I have a Sportscoach III on a P30 chassis. I need to either shorten or modify the 3-inch down tube connecting the toilet to the black water tank. The problem is that the tank is oddly shaped because part of it sits over the tag axle and is very shallow. Unfortunately that is exactly where the waste dumps from the toilet. The result is that the tube ends about 1-1/2" above the bottom of the tank (short section). Because the tank never fills to this level, even when full, the tube plugs quickly and virtually every time it is used. So, I need to either add an elbow to the down tube or cut it off flush with the tank bottom. But how do I get the tube out of the tank? Does the flange unscrew? Or is it glued directly to the tank?
Mark, (Portland, OR)


Mark, indeed it is a shame when a floor plan dictates the location of such fittings with a negative result. It just so happened that the floor plan mandated the toilet be positioned over the tag axle on your rig. Most 3-inch toilet drains flow straight into the holding tank. Unfortunately, yours dumps right onto that "shelf" at the shallow end of the tank. Toilet drains may be diverted to a location further over on the top of the tank, but it requires enough clearance for three, 45-degree turns in the ABS pipe. Never use a 90-degree elbow for the toilet drain. This is possible only if you have enough vertical clearance between the bottom of the flooring and the top of the holding tank to position the three 45-degree elbows and the necessary connecting pipes. To be sure, purchase short-turn, 45-degree elbows and lay them out on the floor and measure the minimum height required. 

The toilet and the floor flange must be removed in order to drop the holding tank. Also, the termination assembly and the vent pipe must also be disconnected from the tank before it can be removed. Some flanges and toilet drains are glued, some are threaded and some use a simple friction seal with the downpipe inserted into a rubber grommet at the top of the tank. The downpipe should never extend into the holding tank more than three-quarters of an inch. Extending further into the tank is only possible with the rubber grommet even though there is a lip on the inside of the grommet. Remember, it is only rubber, so a "too long" pipe can be pushed past the lip and forced further into the tank. This may be what happened on yours. If your downpipe is threaded or cemented, it cannot extend too far into the tank because the threads and the seat of the fitting would limit its travel. 

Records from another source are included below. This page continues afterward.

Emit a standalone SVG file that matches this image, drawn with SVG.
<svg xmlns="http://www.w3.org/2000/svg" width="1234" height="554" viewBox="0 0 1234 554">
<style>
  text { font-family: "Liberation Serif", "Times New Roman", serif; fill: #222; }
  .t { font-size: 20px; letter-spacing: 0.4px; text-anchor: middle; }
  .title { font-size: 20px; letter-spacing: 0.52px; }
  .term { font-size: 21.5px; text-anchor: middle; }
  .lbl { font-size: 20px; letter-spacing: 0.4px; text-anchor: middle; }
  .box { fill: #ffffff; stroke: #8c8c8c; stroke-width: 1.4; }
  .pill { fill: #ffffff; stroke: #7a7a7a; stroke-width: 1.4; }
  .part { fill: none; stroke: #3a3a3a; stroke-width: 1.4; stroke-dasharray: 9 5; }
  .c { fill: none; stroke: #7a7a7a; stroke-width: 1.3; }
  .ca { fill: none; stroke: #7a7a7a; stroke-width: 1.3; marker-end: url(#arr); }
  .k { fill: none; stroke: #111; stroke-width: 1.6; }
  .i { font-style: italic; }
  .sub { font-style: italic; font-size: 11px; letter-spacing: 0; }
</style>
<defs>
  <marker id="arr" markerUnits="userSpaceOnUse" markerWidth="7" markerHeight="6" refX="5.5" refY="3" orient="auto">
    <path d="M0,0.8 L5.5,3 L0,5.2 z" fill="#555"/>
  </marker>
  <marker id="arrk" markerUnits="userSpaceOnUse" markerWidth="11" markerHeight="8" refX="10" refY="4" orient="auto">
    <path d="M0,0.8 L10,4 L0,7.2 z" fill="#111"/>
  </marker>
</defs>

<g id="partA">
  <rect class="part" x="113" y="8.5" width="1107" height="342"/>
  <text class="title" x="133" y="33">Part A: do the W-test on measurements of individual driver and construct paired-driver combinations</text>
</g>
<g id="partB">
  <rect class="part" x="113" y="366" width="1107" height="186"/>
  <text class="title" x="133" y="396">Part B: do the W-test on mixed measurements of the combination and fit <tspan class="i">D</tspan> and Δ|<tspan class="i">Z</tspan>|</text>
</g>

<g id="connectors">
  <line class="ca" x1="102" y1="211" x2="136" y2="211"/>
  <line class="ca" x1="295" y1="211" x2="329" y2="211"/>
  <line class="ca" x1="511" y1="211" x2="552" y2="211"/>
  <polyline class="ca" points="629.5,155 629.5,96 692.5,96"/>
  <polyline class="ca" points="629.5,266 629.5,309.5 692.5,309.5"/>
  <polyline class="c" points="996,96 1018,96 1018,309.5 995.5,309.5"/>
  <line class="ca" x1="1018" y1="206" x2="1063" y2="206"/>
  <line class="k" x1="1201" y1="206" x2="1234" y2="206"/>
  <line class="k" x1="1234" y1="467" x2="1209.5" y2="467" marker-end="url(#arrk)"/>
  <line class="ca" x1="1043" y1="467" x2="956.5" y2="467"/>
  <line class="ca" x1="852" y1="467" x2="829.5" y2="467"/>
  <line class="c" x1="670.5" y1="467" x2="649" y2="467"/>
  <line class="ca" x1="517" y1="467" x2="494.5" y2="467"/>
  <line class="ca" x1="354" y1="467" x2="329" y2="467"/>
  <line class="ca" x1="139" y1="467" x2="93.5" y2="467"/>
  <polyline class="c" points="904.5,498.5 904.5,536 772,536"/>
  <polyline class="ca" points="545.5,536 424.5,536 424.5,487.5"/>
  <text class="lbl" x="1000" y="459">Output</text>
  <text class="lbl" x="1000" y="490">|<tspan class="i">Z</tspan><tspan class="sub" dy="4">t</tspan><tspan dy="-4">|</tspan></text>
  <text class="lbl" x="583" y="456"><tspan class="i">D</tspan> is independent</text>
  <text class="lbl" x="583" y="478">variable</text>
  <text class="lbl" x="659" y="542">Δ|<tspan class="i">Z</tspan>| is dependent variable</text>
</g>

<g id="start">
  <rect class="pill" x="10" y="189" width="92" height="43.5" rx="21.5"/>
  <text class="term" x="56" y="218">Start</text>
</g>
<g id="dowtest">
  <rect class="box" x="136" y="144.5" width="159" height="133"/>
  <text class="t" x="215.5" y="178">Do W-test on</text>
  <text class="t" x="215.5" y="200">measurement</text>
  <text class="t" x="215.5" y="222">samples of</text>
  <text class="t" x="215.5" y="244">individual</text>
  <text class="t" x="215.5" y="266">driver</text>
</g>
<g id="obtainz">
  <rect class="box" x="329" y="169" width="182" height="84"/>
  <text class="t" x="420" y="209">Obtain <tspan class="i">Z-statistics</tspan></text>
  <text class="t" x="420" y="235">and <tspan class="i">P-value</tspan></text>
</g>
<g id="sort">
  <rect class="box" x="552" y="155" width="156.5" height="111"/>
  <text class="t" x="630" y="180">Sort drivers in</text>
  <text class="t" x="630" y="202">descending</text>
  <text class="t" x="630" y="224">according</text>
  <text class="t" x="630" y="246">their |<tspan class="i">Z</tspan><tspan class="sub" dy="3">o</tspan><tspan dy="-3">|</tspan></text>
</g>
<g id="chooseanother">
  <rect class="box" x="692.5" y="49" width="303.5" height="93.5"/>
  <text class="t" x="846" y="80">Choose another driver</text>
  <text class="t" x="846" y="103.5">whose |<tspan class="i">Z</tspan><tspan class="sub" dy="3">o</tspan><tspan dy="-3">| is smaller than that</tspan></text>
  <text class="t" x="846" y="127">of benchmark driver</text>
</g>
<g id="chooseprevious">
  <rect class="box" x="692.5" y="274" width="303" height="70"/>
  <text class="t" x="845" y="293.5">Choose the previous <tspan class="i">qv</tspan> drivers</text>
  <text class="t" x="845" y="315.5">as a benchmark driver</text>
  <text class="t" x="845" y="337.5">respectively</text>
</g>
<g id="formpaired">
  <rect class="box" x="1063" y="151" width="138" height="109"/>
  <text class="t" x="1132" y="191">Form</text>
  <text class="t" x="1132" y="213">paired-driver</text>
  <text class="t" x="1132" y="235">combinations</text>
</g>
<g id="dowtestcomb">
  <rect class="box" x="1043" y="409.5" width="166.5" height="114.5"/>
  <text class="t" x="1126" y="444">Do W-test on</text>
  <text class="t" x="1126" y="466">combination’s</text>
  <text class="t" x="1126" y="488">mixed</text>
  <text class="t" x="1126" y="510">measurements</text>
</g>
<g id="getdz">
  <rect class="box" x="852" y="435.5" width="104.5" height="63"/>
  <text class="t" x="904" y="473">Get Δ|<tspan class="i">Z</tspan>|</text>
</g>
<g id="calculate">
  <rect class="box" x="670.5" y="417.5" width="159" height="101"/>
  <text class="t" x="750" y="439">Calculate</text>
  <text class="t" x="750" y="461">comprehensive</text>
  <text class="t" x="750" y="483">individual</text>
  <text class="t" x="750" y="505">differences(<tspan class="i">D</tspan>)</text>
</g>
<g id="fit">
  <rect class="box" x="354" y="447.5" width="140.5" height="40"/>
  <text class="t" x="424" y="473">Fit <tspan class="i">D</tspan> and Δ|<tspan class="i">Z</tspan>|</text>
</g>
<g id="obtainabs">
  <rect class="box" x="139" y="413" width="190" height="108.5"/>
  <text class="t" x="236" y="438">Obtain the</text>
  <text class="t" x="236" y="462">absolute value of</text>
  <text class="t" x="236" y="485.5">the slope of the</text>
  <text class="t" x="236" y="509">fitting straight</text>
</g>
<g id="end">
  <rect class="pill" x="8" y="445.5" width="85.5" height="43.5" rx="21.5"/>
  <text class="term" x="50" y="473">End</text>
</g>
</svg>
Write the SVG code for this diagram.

First remove the toilet and then the screws holding the flange to the floor. Try to "unscrew" the flange and downpipe together as one unit. (A simple removal tool can be made by using a short piece of 1 X 3 shelving material with two 3/8-inch holes drilled through it that match the spacing between the two existing closet bolts in the flange. 

After the toilet has been removed, place the board over the closet bolts and rotate counter-clockwise). If it will not rotate it is probably cemented. If cemented, the drain pipe will have to be cut between the bottom of the floor and the top of the tank. If you have the rubber grommet or the threaded fitting into the tank, the flange and downpipe assembly will twist free and can be removed from inside the bathroom. 

Careful measurements can then be made to determine if the pipe extends too far into the tank and/or if you have the needed space to install the 45-degree ells to move the inlet to a deeper section of the tank. If you have the clearance for the 45-degree fittings, then you can drop the tank, cut a new opening in the tank and have the old inlet plastic welded with a patch. Check to see if your local RV shop indeed has a plastic welding unit. Welding will be the only way to guaranty a leak-free patch. 

Then reinstall the tank using the 45-degree elbows; connect the termination assembly and vent. Be sure to fill the tank with fresh water all the way up and into the toilet bowl to test the integrity of the modification.